• [Source material]
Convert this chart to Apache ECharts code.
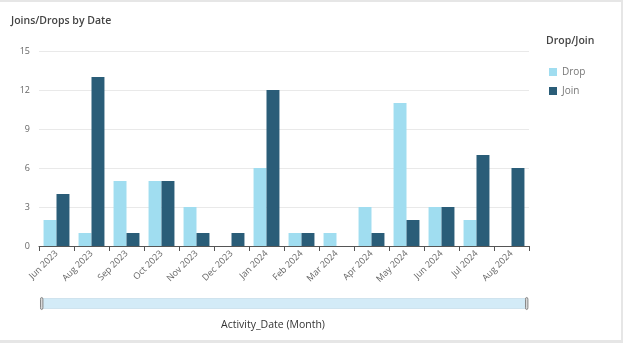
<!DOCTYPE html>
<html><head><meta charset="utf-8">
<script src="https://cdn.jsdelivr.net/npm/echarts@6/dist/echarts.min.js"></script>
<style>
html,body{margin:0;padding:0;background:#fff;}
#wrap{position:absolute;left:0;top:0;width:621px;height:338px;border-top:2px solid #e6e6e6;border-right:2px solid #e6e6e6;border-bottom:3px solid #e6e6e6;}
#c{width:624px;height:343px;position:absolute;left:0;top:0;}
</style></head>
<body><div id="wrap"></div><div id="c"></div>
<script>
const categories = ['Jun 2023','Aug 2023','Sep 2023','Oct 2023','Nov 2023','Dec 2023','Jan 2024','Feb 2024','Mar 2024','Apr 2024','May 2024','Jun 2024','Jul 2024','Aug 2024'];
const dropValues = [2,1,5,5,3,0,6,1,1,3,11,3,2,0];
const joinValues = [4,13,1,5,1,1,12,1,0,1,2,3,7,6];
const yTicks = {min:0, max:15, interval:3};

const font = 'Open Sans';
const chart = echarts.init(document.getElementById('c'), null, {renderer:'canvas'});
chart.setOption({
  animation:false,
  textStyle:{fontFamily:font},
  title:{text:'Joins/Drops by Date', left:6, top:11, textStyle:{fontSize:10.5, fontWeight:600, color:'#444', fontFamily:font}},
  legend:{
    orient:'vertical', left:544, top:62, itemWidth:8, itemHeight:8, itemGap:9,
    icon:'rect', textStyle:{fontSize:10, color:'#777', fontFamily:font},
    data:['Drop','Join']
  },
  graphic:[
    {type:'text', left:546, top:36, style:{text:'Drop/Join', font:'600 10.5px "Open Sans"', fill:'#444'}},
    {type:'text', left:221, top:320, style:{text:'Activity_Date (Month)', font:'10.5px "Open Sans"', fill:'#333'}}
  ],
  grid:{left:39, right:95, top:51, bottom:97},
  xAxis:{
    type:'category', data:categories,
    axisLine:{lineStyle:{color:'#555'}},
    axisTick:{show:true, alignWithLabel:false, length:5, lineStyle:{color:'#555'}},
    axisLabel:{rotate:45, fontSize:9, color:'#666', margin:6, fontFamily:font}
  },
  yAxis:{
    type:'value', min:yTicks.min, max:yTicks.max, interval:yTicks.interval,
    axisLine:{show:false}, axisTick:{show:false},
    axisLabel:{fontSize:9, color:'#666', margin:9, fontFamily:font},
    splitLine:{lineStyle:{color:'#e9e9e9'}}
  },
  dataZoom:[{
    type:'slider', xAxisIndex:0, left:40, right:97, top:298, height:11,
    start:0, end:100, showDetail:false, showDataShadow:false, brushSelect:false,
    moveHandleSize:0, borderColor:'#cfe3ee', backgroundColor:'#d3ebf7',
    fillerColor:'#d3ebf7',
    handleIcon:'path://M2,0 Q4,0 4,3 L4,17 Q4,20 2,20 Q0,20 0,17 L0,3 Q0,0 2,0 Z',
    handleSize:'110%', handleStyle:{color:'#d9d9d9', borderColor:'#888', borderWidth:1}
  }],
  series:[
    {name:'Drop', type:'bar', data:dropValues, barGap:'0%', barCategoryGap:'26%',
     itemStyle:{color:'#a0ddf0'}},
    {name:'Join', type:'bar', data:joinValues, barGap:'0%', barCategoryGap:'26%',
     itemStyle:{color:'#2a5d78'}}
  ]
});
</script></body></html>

• [Task to complete]
Transcribe all the lines above exactly, apart from the pictures.

• [Exercise response]
Convert this chart to Apache ECharts code.
<!DOCTYPE html>
<html><head><meta charset="utf-8">
<script src="https://cdn.jsdelivr.net/npm/echarts@6/dist/echarts.min.js"></script>
<style>
html,body{margin:0;padding:0;background:#fff;}
#wrap{position:absolute;left:0;top:0;width:621px;height:338px;border-top:2px solid #e6e6e6;border-right:2px solid #e6e6e6;border-bottom:3px solid #e6e6e6;}
#c{width:624px;height:343px;position:absolute;left:0;top:0;}
</style></head>
<body><div id="wrap"></div><div id="c"></div>
<script>
const categories = ['Jun 2023','Aug 2023','Sep 2023','Oct 2023','Nov 2023','Dec 2023','Jan 2024','Feb 2024','Mar 2024','Apr 2024','May 2024','Jun 2024','Jul 2024','Aug 2024'];
const dropValues = [2,1,5,5,3,0,6,1,1,3,11,3,2,0];
const joinValues = [4,13,1,5,1,1,12,1,0,1,2,3,7,6];
const yTicks = {min:0, max:15, interval:3};

const font = 'Open Sans';
const chart = echarts.init(document.getElementById('c'), null, {renderer:'canvas'});
chart.setOption({
  animation:false,
  textStyle:{fontFamily:font},
  title:{text:'Joins/Drops by Date', left:6, top:11, textStyle:{fontSize:10.5, fontWeight:600, color:'#444', fontFamily:font}},
  legend:{
    orient:'vertical', left:544, top:62, itemWidth:8, itemHeight:8, itemGap:9,
    icon:'rect', textStyle:{fontSize:10, color:'#777', fontFamily:font},
    data:['Drop','Join']
  },
  graphic:[
    {type:'text', left:546, top:36, style:{text:'Drop/Join', font:'600 10.5px "Open Sans"', fill:'#444'}},
    {type:'text', left:221, top:320, style:{text:'Activity_Date (Month)', font:'10.5px "Open Sans"', fill:'#333'}}
  ],
  grid:{left:39, right:95, top:51, bottom:97},
  xAxis:{
    type:'category', data:categories,
    axisLine:{lineStyle:{color:'#555'}},
    axisTick:{show:true, alignWithLabel:false, length:5, lineStyle:{color:'#555'}},
    axisLabel:{rotate:45, fontSize:9, color:'#666', margin:6, fontFamily:font}
  },
  yAxis:{
    type:'value', min:yTicks.min, max:yTicks.max, interval:yTicks.interval,
    axisLine:{show:false}, axisTick:{show:false},
    axisLabel:{fontSize:9, color:'#666', margin:9, fontFamily:font},
    splitLine:{lineStyle:{color:'#e9e9e9'}}
  },
  dataZoom:[{
    type:'slider', xAxisIndex:0, left:40, right:97, top:298, height:11,
    start:0, end:100, showDetail:false, showDataShadow:false, brushSelect:false,
    moveHandleSize:0, borderColor:'#cfe3ee', backgroundColor:'#d3ebf7',
    fillerColor:'#d3ebf7',
    handleIcon:'path://M2,0 Q4,0 4,3 L4,17 Q4,20 2,20 Q0,20 0,17 L0,3 Q0,0 2,0 Z',
    handleSize:'110%', handleStyle:{color:'#d9d9d9', borderColor:'#888', borderWidth:1}
  }],
  series:[
    {name:'Drop', type:'bar', data:dropValues, barGap:'0%', barCategoryGap:'26%',
     itemStyle:{color:'#a0ddf0'}},
    {name:'Join', type:'bar', data:joinValues, barGap:'0%', barCategoryGap:'26%',
     itemStyle:{color:'#2a5d78'}}
  ]
});
</script></body></html>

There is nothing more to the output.